Running regular compaction (covered in the previous topic) is a direct cost-saver:

**I/O Cost Reduction:** Fewer large files mean fewer API calls (GET requests) to cloud storage, which directly lowers I/O transaction costs.
**Efficiency:** Optimal file size (e.g., 512MB to 1GB) maximizes read throughput by aligning with cloud storage architecture and minimizing the overhead of opening files.

OPTIMIZE table_name

B. Data Life Cycle Management and Tiering

Move older, less frequently accessed data to cheaper storage tiers:

**Hot Storage:** Used for frequently queried data (e.g., last 30 days).
**Infrequent Access (IA) / Cold Storage:** Used for archival or low-access historical data (e.g., AWS Glacier Instant Retrieval, Azure Archive).
**Strategy:** Implement retention policies (via `VACUUM`) and life cycle rules to automatically transition partitions or tables to cheaper tiers after they age out of the active window.

3. Data Skipping and Indexing

A core principle of cost efficiency is **only reading the data you absolutely need**. Effective indexing and file layout maximize data skipping, which saves both I/O costs and compute time.

A. Z-Ordering / Data Clustering

This technique physically organizes related data within the same set of files based on multiple dimensions.

**Impact:** When a query filters on the Z-Ordered columns, the query engine can skip reading 90%+ of the files, drastically reducing compute processing and I/O.
**Requirement:** Requires running `OPTIMIZE ... ZORDER BY` regularly on heavily filtered tables.
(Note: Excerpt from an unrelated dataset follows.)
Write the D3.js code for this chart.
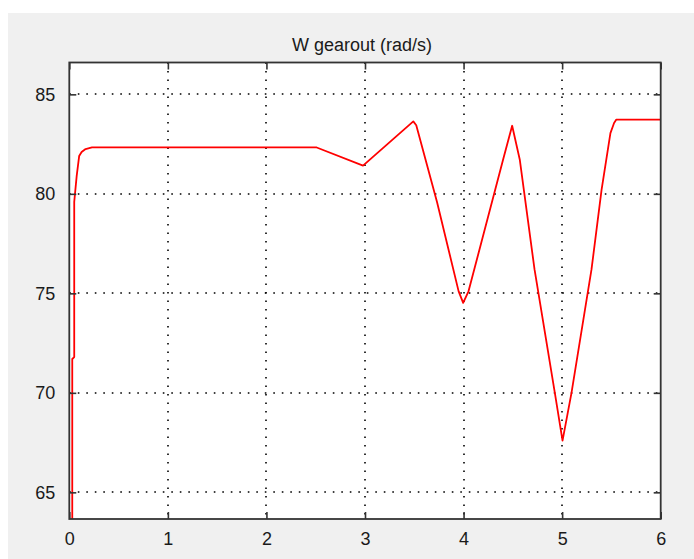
<!DOCTYPE html>
<html>
<head>
<meta charset="utf-8">
<script src="https://cdn.jsdelivr.net/npm/d3@7/dist/d3.min.js"></script>
<style>
  html, body { margin: 0; padding: 0; background: #ffffff; }
  svg { display: block; }
  text { font-family: "Liberation Sans", Arial, sans-serif; fill: #1a1a1a; }
</style>
</head>
<body>
<script>
// ---- data ----
const titleText = "W gearout (rad/s)";
const timeValues = [0.03, 0.03, 0.05, 0.05, 0.075, 0.10, 0.125, 0.165, 0.23, 2.51, 2.98, 3.49, 3.52, 3.73, 3.95, 3.996,
  4.05, 4.40, 4.493, 4.571, 4.72, 4.926, 5.004, 5.095, 5.298, 5.40, 5.49, 5.527, 5.55, 6.0];
const speedValues = [63.0, 71.7, 71.8, 79.6, 80.9, 81.9, 82.1, 82.25, 82.33, 82.33, 81.42, 83.64, 83.45, 79.6, 75.1, 74.52,
  75.1, 81.7, 83.42, 81.7, 76.2, 70.0, 67.6, 70.0, 76.2, 80.2, 83.05, 83.56, 83.73, 83.73];
const xTicks = [0, 1, 2, 3, 4, 5, 6];
const yTicks = [65, 70, 75, 80, 85];
const xDomain = [0, 6];
const yDomain = [63.66, 86.6];

// ---- layout ----
const W = 694, H = 559;
const plot = { left: 69.3, right: 660.7, top: 62.5, bottom: 519 };

const svg = d3.select("body").append("svg").attr("width", W).attr("height", H);

svg.append("rect").attr("x", 8).attr("y", 13).attr("width", W - 8).attr("height", H - 13).attr("fill", "#f0f0f0");

svg.append("rect")
  .attr("x", plot.left).attr("y", plot.top)
  .attr("width", plot.right - plot.left).attr("height", plot.bottom - plot.top)
  .attr("fill", "#ffffff");

const x = d3.scaleLinear().domain(xDomain).range([plot.left, plot.right]);
const y = d3.scaleLinear().domain(yDomain).range([plot.bottom, plot.top]);

// grid
const grid = svg.append("g").attr("stroke", "#000").attr("stroke-width", 1.6).attr("stroke-dasharray", "1.6,6.9");
grid.selectAll("line.gx").data(xTicks.filter(t => t > xDomain[0] && t < xDomain[1])).join("line")
  .attr("x1", d => Math.round(x(d))).attr("x2", d => Math.round(x(d)))
  .attr("y1", plot.top).attr("y2", plot.bottom);
grid.selectAll("line.gy").data(yTicks).join("line")
  .attr("y1", d => Math.round(y(d))).attr("y2", d => Math.round(y(d)))
  .attr("x1", plot.left).attr("x2", plot.right);

// clip
svg.append("clipPath").attr("id", "clip").append("rect")
  .attr("x", plot.left).attr("y", plot.top)
  .attr("width", plot.right - plot.left).attr("height", plot.bottom - plot.top);

const pts = timeValues.map((t, i) => [t, speedValues[i]]);
svg.append("path")
  .datum(pts)
  .attr("clip-path", "url(#clip)")
  .attr("fill", "none")
  .attr("stroke", "#ff0000")
  .attr("stroke-width", 1.8)
  .attr("stroke-linejoin", "round")
  .attr("d", d3.line().x(d => x(d[0])).y(d => y(d[1])));

// axes (ticks inside, on all four sides)
const tickLen = 7;
const axB = d3.axisBottom(x).tickValues(xTicks).tickSizeInner(-tickLen).tickSizeOuter(0).tickPadding(13).tickFormat(d3.format("d"));
const axT = d3.axisTop(x).tickValues(xTicks).tickSizeInner(-tickLen).tickSizeOuter(0).tickFormat("");
const axL = d3.axisLeft(y).tickValues(yTicks).tickSizeInner(-tickLen).tickSizeOuter(0).tickPadding(14).tickFormat(d3.format("d"));
const axR = d3.axisRight(y).tickValues(yTicks).tickSizeInner(-tickLen).tickSizeOuter(0).tickFormat("");

function style(g) {
  g.select(".domain").remove();
  g.selectAll(".tick line").attr("stroke", "#333").attr("stroke-width", 1.6);
  g.selectAll(".tick text").attr("font-size", 18).attr("fill", "#1a1a1a");
}
svg.append("g").attr("transform", `translate(0,${plot.bottom})`).call(axB).call(style);
svg.append("g").attr("transform", `translate(0,${plot.top})`).call(axT).call(style);
svg.append("g").attr("transform", `translate(${plot.left},0)`).call(axL).call(style);
svg.append("g").attr("transform", `translate(${plot.right},0)`).call(axR).call(style);

// frame
svg.append("rect")
  .attr("x", plot.left).attr("y", plot.top)
  .attr("width", plot.right - plot.left).attr("height", plot.bottom - plot.top)
  .attr("fill", "none").attr("stroke", "#333").attr("stroke-width", 1.8);

// title
svg.append("text")
  .attr("x", (plot.left + plot.right) / 2 - 3).attr("y", 51)
  .attr("text-anchor", "middle").attr("font-size", 18)
  .text(titleText);
</script>
</body>
</html>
B. Dynamic Partition Pruning (DPP)

DPP is a query optimization technique (especially in Spark) that dynamically determines which partitions need to be scanned during join operations.

**Mechanism:** If you join a small table (dimension) to a large table (fact), DPP uses the filtered rows from the small table to narrow down the partitions to read in the large table.
**Benefit:** This avoids full scans on the large fact table, saving substantial read and compute time during ETL.

Effective cost optimization relies on balancing compute (speed) with storage (size). Faster runtime (Photon, Z-Ordering) often results in the largest cost savings.